(Task prompt):
Which lines fall between the line holding "What matplotlib code" and the line holding "plt.rcParams['font.weight'] = 'bold'", inclusive? Retype them exactly, without the pictures, and add nothing else.

(Recorded data):
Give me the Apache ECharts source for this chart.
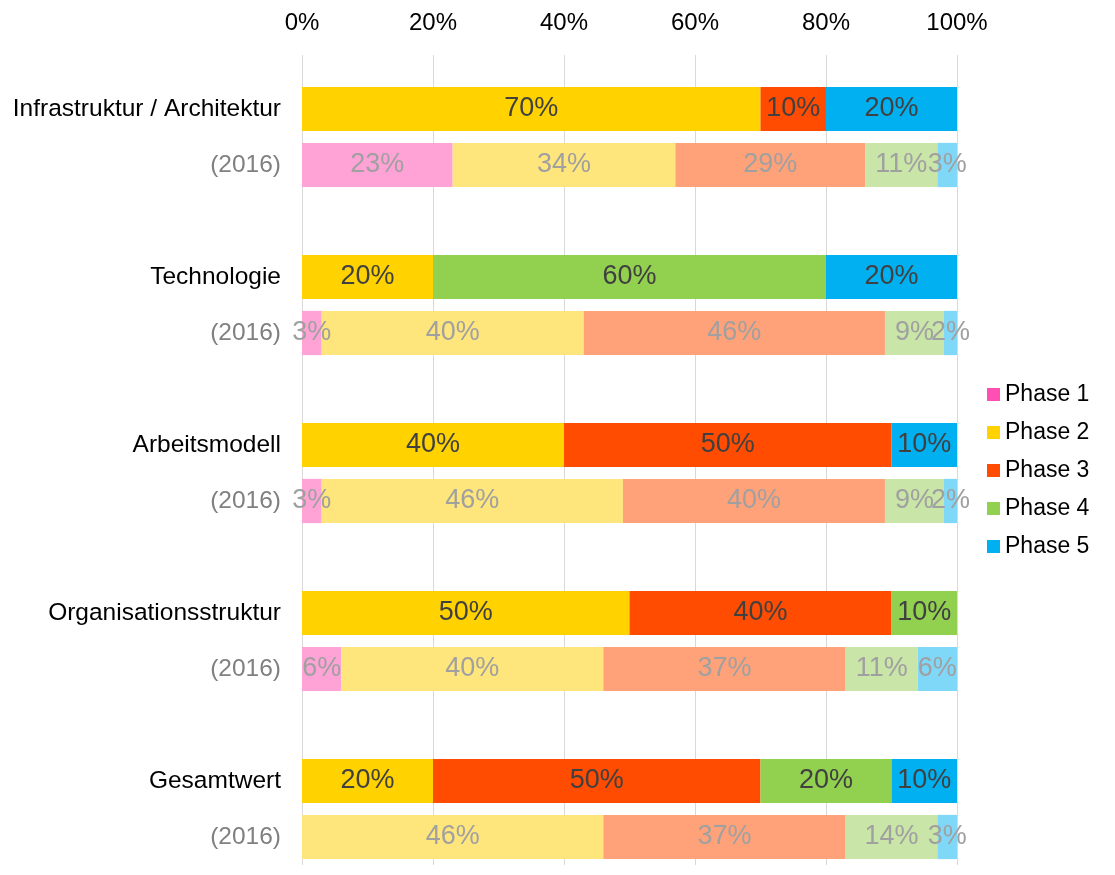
<!DOCTYPE html>
<html>
<head>
<meta charset="utf-8">
<script src="https://cdn.jsdelivr.net/npm/echarts@6/dist/echarts.min.js"></script>
<style>
  html, body { margin: 0; padding: 0; background: #fff; }
  #main { width: 1115px; height: 875px; }
</style>
</head>
<body>
<div id="main"></div>
<script>
// rows top to bottom, blank rows separate the groups
const categories = [
  'Infrastruktur / Architektur', '(2016)', '',
  'Technologie', '(2016)', '',
  'Arbeitsmodell', '(2016)', '',
  'Organisationsstruktur', '(2016)', '',
  'Gesamtwert', '(2016)'
];
const phases = ['Phase 1', 'Phase 2', 'Phase 3', 'Phase 4', 'Phase 5'];
const xTicks = [0, 20, 40, 60, 80, 100];

// current values per group (Infra, Technologie, Arbeitsmodell, Organisation, Gesamt)
const phase1Now = [0, 0, 0, 0, 0];
const phase2Now = [70, 20, 40, 50, 20];
const phase3Now = [10, 0, 50, 40, 50];
const phase4Now = [0, 60, 0, 10, 20];
const phase5Now = [20, 20, 10, 0, 10];

// 2016 values per group
const phase1Old = [23, 3, 3, 6, 0];
const phase2Old = [34, 40, 46, 40, 46];
const phase3Old = [29, 46, 40, 37, 37];
const phase4Old = [11, 9, 9, 11, 14];
const phase5Old = [3, 2, 2, 6, 3];

const colorsNow = ['#FF4FB4', '#FFD200', '#FF4C00', '#92D050', '#00B0F0'];
const colorsOld = ['#FFA3D6', '#FFE67C', '#FFA27A', '#C9E5A8', '#80D8F8'];

const nowData = [phase1Now, phase2Now, phase3Now, phase4Now, phase5Now];
const oldData = [phase1Old, phase2Old, phase3Old, phase4Old, phase5Old];

function buildRows(p) {
  const rows = [];
  for (let g = 0; g < 5; g++) {
    rows.push({
      value: nowData[p][g],
      itemStyle: { color: colorsNow[p] },
      label: { color: '#404040' }
    });
    rows.push({
      value: oldData[p][g],
      itemStyle: { color: colorsOld[p] },
      label: { color: '#A0A0A0' }
    });
    if (g < 4) rows.push('-');
  }
  return rows;
}

const font = 'Liberation Sans, Arial, Helvetica, sans-serif';

const chart = echarts.init(document.getElementById('main'));
const option = {
  animation: false,
  textStyle: { fontFamily: font },
  legend: {
    data: phases,
    orient: 'vertical',
    left: 982,
    top: 378,
    itemWidth: 13,
    itemHeight: 13,
    itemGap: 15,
    icon: 'rect',
    textStyle: { fontSize: 23, color: '#000', fontFamily: font }
  },
  grid: [
    { left: 302, right: 158, top: 81, height: 784 },
    { left: 302, right: 158, top: 55, height: 26 }
  ],
  xAxis: [
    {
      gridIndex: 0,
      type: 'value',
      min: 0, max: 100, interval: 20,
      axisLabel: { show: false },
      axisLine: { show: false },
      axisTick: { show: false },
      splitLine: { lineStyle: { color: '#D9D9D9', width: 1 } }
    },
    {
      gridIndex: 1,
      type: 'value',
      position: 'top',
      min: 0, max: 100, interval: 20,
      axisLabel: {
        formatter: v => xTicks.includes(v) ? v + '%' : '',
        fontSize: 24, color: '#000', margin: 20, fontFamily: font
      },
      axisLine: { show: false },
      axisTick: { show: false },
      splitLine: { lineStyle: { color: '#D9D9D9', width: 1 } }
    }
  ],
  yAxis: [
    {
      gridIndex: 0,
      type: 'category',
      inverse: true,
      data: categories,
      axisLine: { show: false },
      axisTick: { show: false },
      axisLabel: {
        fontSize: 24.5,
        margin: 21,
        fontFamily: font,
        color: (v) => v === '(2016)' ? '#808080' : '#000'
      }
    },
    {
      gridIndex: 1,
      type: 'category',
      data: [],
      show: false
    }
  ],
  series: phases.map((name, p) => ({
    name: name,
    type: 'bar',
    stack: 'total',
    xAxisIndex: 0,
    yAxisIndex: 0,
    barCategoryGap: '21%',
    itemStyle: { color: colorsNow[p] },
    label: {
      show: true,
      position: 'inside',
      fontSize: 27,
      fontFamily: font,
      formatter: (d) => d.value ? d.value + '%' : ''
    },
    data: buildRows(p)
  }))
};
chart.setOption(option);
</script>
</body>
</html>
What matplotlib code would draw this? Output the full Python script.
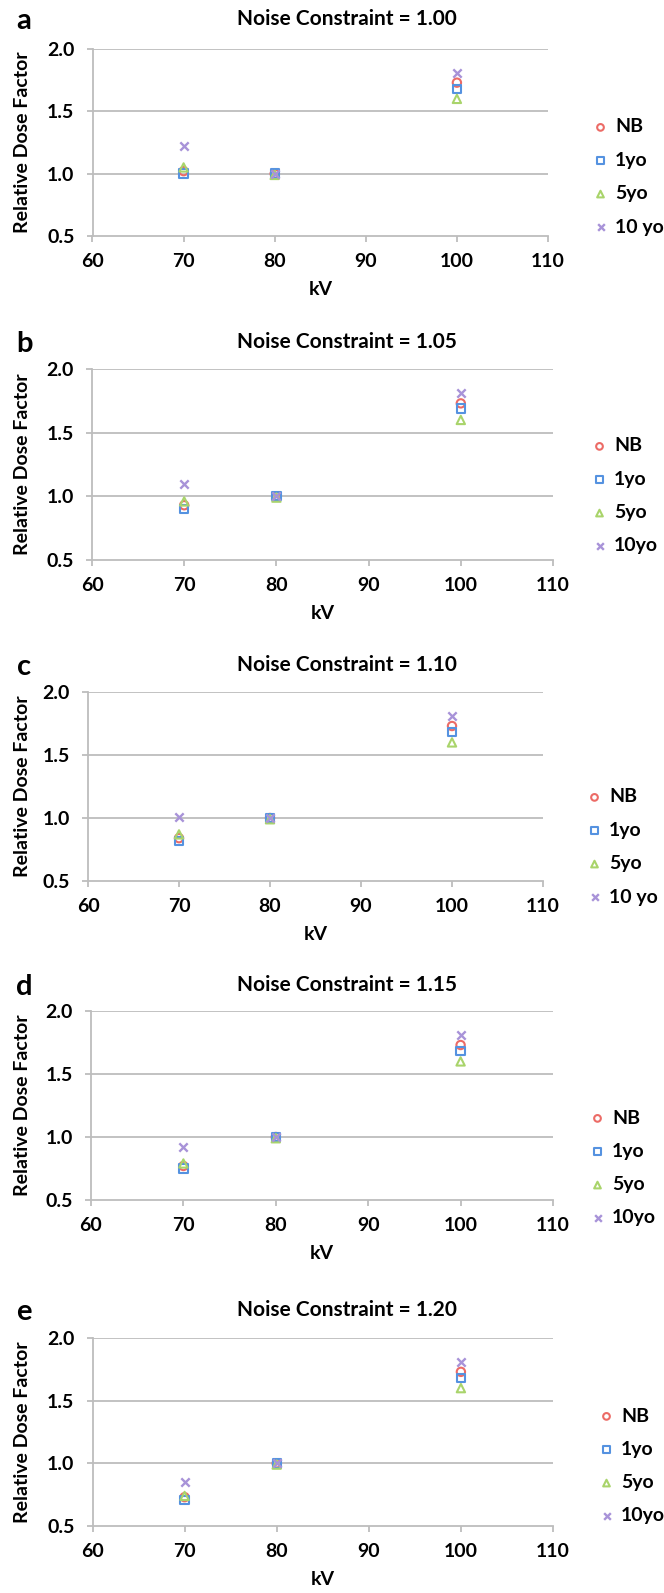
import matplotlib
matplotlib.use("Agg")
from matplotlib import pyplot as plt

plt.rcParams['font.family'] = ['Lato', 'DejaVu Sans']
plt.rcParams['font.weight'] = 'bold'

# dados
kv = [70, 80, 100]
letras = ["a", "b", "c", "d", "e"]
restricoes = ["1.00", "1.05", "1.10", "1.15", "1.20"]
nb = [[1.02, 1.00, 1.73], [0.93, 1.00, 1.73], [0.84, 1.00, 1.73], [0.77, 1.00, 1.73], [0.73, 1.00, 1.73]]
um_ano = [[1.00, 1.00, 1.68], [0.90, 1.00, 1.69], [0.82, 1.00, 1.68], [0.75, 1.00, 1.68], [0.71, 1.00, 1.68]]
cinco_anos = [[1.05, 0.99, 1.60], [0.96, 0.99, 1.60], [0.87, 0.99, 1.60], [0.79, 0.99, 1.60], [0.74, 0.99, 1.60]]
dez_anos = [[1.22, 1.00, 1.81], [1.10, 1.00, 1.81], [1.01, 1.00, 1.81], [0.92, 1.00, 1.81], [0.85, 1.00, 1.81]]
legendas = [["NB", "1yo", "5yo", "10 yo"], ["NB", "1yo", "5yo", "10yo"], ["NB", "1yo", "5yo", "10 yo"],
            ["NB", "1yo", "5yo", "10yo"], ["NB", "1yo", "5yo", "10yo"]]
xticks = [60, 70, 80, 90, 100, 110]
yticks = [0.5, 1.0, 1.5, 2.0]

# layout em pixels (largura 664, altura 1593)
W, H = 664, 1593
topo = [49, 369, 692, 1011, 1338]
base = [236, 560, 881, 1200, 1526]
esq = [92.5, 92, 88, 91, 92.5]
dir_ = [548, 553, 543, 553, 553]
tit_y = [19, 342, 665, 985, 1310]
leg_y = [177, 496, 847, 1168, 1466]
leg_x = [583, 582, 577, 580, 589]

cinza = "#bdbdbd"
cores = ["#ec6b66", "#5592e0", "#a9d46b", "#a893d8"]
marcadores = ["o", "s", "^", "x"]
fs = 14

fig = plt.figure(figsize=(W / 100, H / 100), dpi=100)

for i in range(5):
    ax = fig.add_axes([esq[i] / W, 1 - base[i] / H, (dir_[i] - esq[i]) / W, (base[i] - topo[i]) / H])
    series = [nb[i], um_ano[i], cinco_anos[i], dez_anos[i]]
    for s, cor, m, lab in zip(series, cores, marcadores, legendas[i]):
        if m == "x":
            ax.scatter(kv, s, marker=m, s=36, color=cor, linewidths=1.7, label=lab, zorder=3)
        else:
            ax.scatter(kv, s, marker=m, s=36, facecolors="none", edgecolors=cor, linewidths=1.5, label=lab, zorder=3)

    ax.set_xlim(60, 110)
    ax.set_ylim(0.5, 2.0)
    ax.set_xticks(xticks)
    ax.set_yticks(yticks)
    ax.set_yticklabels(["%.1f" % v for v in yticks])
    for v in yticks[1:]:
        ax.axhline(v, color=cinza, lw=1.3, zorder=1)
    for lado in ["top", "right"]:
        ax.spines[lado].set_visible(False)
    for lado in ["left", "bottom"]:
        ax.spines[lado].set_color(cinza)
        ax.spines[lado].set_linewidth(1.3)
    ax.tick_params(axis="both", colors=cinza, labelcolor="black", length=4, width=1.3, labelsize=fs)
    ax.tick_params(axis="y", pad=9)
    ax.tick_params(axis="x", pad=8)
    ax.set_xlabel("kV", fontsize=fs, fontweight="bold", labelpad=8)
    ax.set_ylabel("Relative Dose Factor", fontsize=14, fontweight="bold")
    ax.yaxis.set_label_coords((31 - esq[i]) / (dir_[i] - esq[i]), 0.5)

    fig.text(347 / W, 1 - tit_y[i] / H, "Noise Constraint = " + restricoes[i], ha="center", va="center",
             fontsize=15, fontweight="bold")
    fig.text(24 / W, 1 - (tit_y[i] + 2) / H, letras[i], ha="center", va="center", fontsize=21, fontweight="bold")

    ax.legend(loc="center left", bbox_to_anchor=(leg_x[i] / W, 1 - leg_y[i] / H), bbox_transform=fig.transFigure,
              frameon=False, fontsize=fs, borderpad=0, handlelength=0.8, handletextpad=0.35,
              labelspacing=0.84, scatterpoints=1, markerscale=0.8)

fig.savefig("out.png", dpi=100)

(Output for this exercise):
What matplotlib code would draw this? Output the full Python script.
import matplotlib
matplotlib.use("Agg")
from matplotlib import pyplot as plt

plt.rcParams['font.family'] = ['Lato', 'DejaVu Sans']
plt.rcParams['font.weight'] = 'bold'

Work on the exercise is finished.